In this struggle for material wealth and the social rank which is based thereon, it is amusing to see the shifting of the scenes; the social aspirations of one and the contempt with which another rebuts the aspirant. An old man can remember when the most exclusive of men, and the most golden, had scarce a penny in their purse, and grumbled at not finding a place where they would. Now the successful man is ashamed of the steps he rose by. The gentleman who came to Boston half a century ago, with all his worldly goods tied up in a cotton handkerchief, and that not of so large a pattern as are made now-a-days, is ashamed to recollect that his father was a Currier, or a Blacksmith, or a Skipper at Barnstable or Beverly; ashamed, also, of his forty or fifty country cousins, remarkable for nothing but their large hands and their excellent memory. Nay, he is ashamed of his own humble beginnings, and sneers at men starting as he once started. The generation of English "Snobs" came in with the Conqueror, and migrated to America at an early day, where they continue to thrive marvellously - the chief "conservative party" in the land.

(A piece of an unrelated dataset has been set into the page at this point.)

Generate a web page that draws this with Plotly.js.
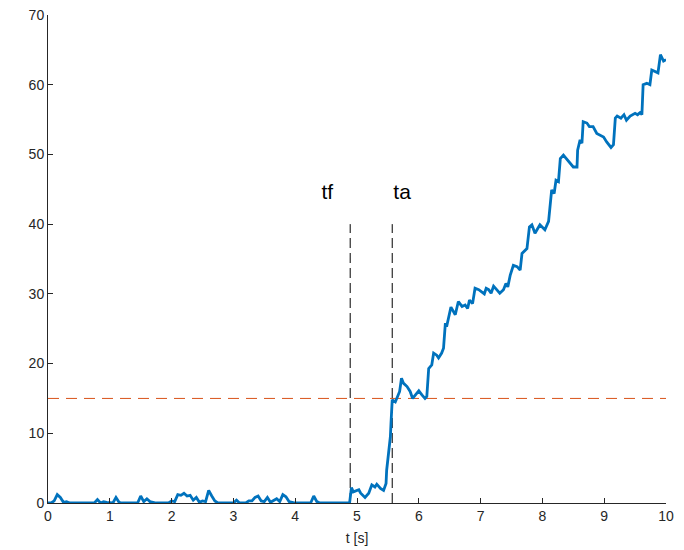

Through this contempt for labor a certain affectation runs through a good deal of American society, and makes our aristocracy vulgar and contemptible. What if Burns had been ashamed of his plough, and Franklin had lost his recollection of the candle-moulds and the composing-stick? Mr. Chubbs, who got rich to-day, imitates Mr. Swipes, who got rich yesterday, buys the same furniture, gives similar entertainments, and counts himself " as good a man as Swipes, any day." Nay, he goes a little beyond him, puts his servants in livery, with the Chubbs arms on the button; but the new-found family arms are not descriptive of the character of the Chubbses, or of their origin and history - only of their vanity. Then Mr. Swipes looks down on poor Chubbs, and curls his lip with scorn; calls him a "parvenu," "an upstart," "a plebeian," speaks of him as one of "that sort of people," ," "one of your ordinary men;" "thrifty and well off in the world, but a little vulgar." At the same time Mr. Swipes looks up to Mr. Bung, who got rich the day before yesterday, as a gentleman of old family and quite distinguished, and receives from that quarter the same treatment he bestows on his left-hand neighbour. The real gentleman is the same all the world over. Such are by no means lacking here, while the pretended gentlemen swarm in America. Chaucer said a good word long ago:

"This is not mine intendément
To clepen no wight in no age
Only gentle for his lineage;
But whoso that is virtuous,
And in his port not outrageous:
When such one thou see'st thee beforn,
Though he be not gentle born,
Thou mayest well see this in soth,
That he' is gentle, because he doth
As 'longeth to a gentleman;
Of them none other deem I can;
For certainly withouten drede,
A churl is deeméd by his deed,
Of high or low, as ye may see,
Or of what kindred that he be."

It is no wonder vulgar men, who travel here and eat our dinners, laugh at this form of vulgarity. Wiser men see its cause, and prophesy its speedy decay. Every nation has its aristocracy, or controlling class: in some lands it is permanent - an aristocracy of blood; men that are descended from distinguished warriors, from the pirates and freebooters of a rude age. The Nobility of England are proud of their fathers' deeds, and emblazon the symbols thereof in their family arms, emblems of barbarism. Ours is an aristocracy of wealth, not got by plunder, but by toil, thrift, enterprise; of course it is a movable aristocracy: the first families of the last century are now forgot, and their successors will give place to new names. Now earning is nobler than robbing, and work is before war; but we are ashamed of both, and seek to conceal the noble source of our wealth. An aristocracy of gold is far preferable to the old and immovable nobility of blood, but it has also its peculiar vices; it has the effrontery of an upstart, despises its own ladder, is heartless and lacks noble principle; vulgar and cursing. This lust of wealth, however, does us a service, and gives the whole nation a stimulus which it needs, and, low as the motive is, drives us to continual advancement. It is a great merit for a nation to secure the largest amount of useful and comfortable and beautiful things which can be honestly earned, and used with profit to the body and soul of man. Only when wealth becomes an Idol, and material abundance is made the end, not the means, does the love of it become an evil. No nation was ever too rich, or over thrifty, though many a nation has lost its soul by living wholly for the senses.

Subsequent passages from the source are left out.